Sanctions on Turkey are ineffective diplomacy - analyst

A wave of sanctions and tariffs on Turkey imposed by the United States are helping President Recep Tayyip Erdoğan to rally support rather than targeting the Turkish government’s unlawful detention of U.S. citizens or human rights abuses in general, according to security scholar Neil Bhatiya's article in World Politics Review (WPR).

Sanctions on the Turkish government may seem logical, but they have allowed Erdoğan to create a “rally-round-the-flag” effect, pitting Turkish citizens against foreign forces, Bhatiya said.

“I like Turkey. I like the people of Turkey very much, but it can’t be a one-way street.

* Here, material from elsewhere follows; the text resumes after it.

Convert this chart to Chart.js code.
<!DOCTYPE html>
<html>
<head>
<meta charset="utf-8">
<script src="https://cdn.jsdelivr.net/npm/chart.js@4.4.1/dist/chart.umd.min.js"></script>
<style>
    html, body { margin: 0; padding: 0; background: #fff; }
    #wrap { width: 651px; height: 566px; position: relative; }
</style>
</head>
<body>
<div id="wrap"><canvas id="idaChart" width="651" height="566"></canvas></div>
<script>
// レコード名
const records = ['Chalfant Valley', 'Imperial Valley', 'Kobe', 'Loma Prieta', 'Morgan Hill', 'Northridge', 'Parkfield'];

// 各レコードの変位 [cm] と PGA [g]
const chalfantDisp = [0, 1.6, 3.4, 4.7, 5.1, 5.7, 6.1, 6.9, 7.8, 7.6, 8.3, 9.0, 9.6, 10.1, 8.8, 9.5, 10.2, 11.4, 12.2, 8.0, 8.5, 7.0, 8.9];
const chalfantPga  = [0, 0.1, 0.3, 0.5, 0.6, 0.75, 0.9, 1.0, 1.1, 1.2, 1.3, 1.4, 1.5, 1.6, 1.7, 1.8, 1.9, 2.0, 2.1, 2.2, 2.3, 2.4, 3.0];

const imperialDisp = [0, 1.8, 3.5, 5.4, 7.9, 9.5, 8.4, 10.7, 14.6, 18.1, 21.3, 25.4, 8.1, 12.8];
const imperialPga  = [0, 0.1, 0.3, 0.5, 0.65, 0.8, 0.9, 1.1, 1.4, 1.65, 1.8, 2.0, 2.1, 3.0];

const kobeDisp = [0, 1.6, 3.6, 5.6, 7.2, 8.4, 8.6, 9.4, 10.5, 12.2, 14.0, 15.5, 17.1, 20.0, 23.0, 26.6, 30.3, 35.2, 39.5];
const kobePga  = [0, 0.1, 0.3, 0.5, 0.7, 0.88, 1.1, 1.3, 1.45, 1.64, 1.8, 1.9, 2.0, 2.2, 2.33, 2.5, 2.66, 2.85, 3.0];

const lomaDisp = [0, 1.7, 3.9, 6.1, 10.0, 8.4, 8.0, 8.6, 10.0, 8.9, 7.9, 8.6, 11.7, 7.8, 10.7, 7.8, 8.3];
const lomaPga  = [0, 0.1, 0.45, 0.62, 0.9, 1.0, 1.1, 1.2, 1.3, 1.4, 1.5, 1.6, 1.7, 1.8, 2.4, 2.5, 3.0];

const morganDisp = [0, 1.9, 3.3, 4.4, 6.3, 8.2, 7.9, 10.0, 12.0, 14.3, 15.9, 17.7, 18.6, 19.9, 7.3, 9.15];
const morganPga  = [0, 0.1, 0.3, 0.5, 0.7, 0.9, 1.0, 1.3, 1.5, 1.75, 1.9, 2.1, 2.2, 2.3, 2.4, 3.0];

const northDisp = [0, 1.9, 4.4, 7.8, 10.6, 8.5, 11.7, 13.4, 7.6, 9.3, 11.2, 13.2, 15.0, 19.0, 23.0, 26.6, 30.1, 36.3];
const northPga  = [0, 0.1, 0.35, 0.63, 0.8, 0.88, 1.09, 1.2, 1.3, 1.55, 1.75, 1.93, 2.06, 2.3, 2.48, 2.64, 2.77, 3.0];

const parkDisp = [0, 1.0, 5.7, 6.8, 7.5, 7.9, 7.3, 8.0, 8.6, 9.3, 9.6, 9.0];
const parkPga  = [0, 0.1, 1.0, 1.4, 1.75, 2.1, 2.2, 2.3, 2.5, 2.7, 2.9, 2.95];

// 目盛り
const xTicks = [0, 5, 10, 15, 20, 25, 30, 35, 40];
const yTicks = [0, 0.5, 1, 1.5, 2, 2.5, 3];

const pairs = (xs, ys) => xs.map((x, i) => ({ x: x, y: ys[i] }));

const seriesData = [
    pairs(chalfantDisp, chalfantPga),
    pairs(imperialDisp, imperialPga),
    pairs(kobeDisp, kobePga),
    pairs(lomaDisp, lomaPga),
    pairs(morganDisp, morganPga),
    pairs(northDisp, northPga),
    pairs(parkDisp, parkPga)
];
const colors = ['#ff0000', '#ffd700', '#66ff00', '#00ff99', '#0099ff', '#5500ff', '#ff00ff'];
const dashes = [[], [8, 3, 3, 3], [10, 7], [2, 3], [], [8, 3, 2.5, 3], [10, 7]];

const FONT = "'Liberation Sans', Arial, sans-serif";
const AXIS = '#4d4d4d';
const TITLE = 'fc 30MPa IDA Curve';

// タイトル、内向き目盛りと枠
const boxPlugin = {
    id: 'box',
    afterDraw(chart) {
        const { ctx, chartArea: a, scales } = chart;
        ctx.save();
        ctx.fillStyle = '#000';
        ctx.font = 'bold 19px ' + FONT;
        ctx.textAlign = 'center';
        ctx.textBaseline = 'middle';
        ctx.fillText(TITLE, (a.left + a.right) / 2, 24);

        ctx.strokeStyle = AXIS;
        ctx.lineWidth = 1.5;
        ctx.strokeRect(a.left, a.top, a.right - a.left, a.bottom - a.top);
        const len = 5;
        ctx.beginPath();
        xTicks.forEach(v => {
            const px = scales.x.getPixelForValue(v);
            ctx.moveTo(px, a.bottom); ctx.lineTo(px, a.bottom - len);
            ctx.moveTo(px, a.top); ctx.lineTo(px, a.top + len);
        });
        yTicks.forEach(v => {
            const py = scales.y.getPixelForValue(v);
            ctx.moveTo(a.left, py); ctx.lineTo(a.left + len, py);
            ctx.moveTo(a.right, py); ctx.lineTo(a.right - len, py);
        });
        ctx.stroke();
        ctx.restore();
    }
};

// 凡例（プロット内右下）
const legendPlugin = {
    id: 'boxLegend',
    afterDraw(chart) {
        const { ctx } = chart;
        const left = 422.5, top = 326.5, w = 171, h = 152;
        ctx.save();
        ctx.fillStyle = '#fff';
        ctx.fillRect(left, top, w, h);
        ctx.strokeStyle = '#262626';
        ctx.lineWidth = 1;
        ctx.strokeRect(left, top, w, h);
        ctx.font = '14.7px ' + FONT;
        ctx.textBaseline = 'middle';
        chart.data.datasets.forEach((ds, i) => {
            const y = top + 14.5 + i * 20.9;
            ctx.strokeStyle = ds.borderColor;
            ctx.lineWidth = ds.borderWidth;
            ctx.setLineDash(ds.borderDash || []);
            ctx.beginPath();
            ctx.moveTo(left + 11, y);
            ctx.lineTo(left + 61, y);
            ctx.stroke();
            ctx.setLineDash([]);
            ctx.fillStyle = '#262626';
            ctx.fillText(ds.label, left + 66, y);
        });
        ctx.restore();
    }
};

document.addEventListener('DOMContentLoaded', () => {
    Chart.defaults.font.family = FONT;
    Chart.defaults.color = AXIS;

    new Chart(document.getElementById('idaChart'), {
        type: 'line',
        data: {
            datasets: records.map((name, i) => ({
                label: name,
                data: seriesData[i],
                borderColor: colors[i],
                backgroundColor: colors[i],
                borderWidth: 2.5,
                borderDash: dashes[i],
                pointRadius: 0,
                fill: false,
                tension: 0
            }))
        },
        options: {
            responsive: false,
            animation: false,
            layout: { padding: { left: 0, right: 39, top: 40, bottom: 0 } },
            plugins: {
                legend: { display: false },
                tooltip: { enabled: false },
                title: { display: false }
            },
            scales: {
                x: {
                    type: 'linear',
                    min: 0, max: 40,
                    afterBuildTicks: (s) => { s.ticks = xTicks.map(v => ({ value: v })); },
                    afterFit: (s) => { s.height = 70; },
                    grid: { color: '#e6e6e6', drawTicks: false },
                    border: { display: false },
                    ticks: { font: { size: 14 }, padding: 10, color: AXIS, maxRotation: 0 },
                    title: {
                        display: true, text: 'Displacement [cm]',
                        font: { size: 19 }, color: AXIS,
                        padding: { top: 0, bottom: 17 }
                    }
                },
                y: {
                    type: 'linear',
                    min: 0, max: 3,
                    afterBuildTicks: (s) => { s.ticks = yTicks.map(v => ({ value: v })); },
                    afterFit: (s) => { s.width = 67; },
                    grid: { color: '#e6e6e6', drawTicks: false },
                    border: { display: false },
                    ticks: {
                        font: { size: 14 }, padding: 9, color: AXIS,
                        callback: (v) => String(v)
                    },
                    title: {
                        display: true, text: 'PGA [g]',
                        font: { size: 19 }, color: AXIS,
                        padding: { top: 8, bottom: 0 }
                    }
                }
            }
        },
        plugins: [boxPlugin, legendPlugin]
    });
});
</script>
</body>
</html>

It’s no longer a one-way street for the United States," U.S. President Donald Trump told Reuters on Aug. 20, amid talk of further action against Turkey for the imprisonment of U.S. citizens.

Turkey’s Justice and Development Party (AKP) government has so far resisted U.S. demands to release the detained U.S. citizens and employees, including Pastor Andrew Brunson, who has been held on terror charges since Oct. 2016.

The United States placed sanctions on two Turkish ministers and doubled tariffs on imported Turkish steel and aluminium in response, accelerating the fall in value of the already-weak Turkish lira.

However, Bhatiya raises an essential question on the effects of the sanctions – do they “(target) the Turkish government for its human rights abuses, or (punish) the Turkish people?"

If the sanctions target Turkish citizens, then Trump risks falling into the same position as Erdoğan by worsening conditions “for those living in authoritarian or corrupt regimes," said Bhatiya.

At the same time, Trump's sanction decision politically serves Erdoğan by allowing him to blame Turkey’s fraught economic situation on foreign attack, he added.

“The attack on our economy has absolutely no difference from attacks on our call to prayer and our flag. The goal is the same. The goal is to bring Turkey and the Turkish people to their knees,” Erdoğan has said about the situation, which he describes as “economic war.”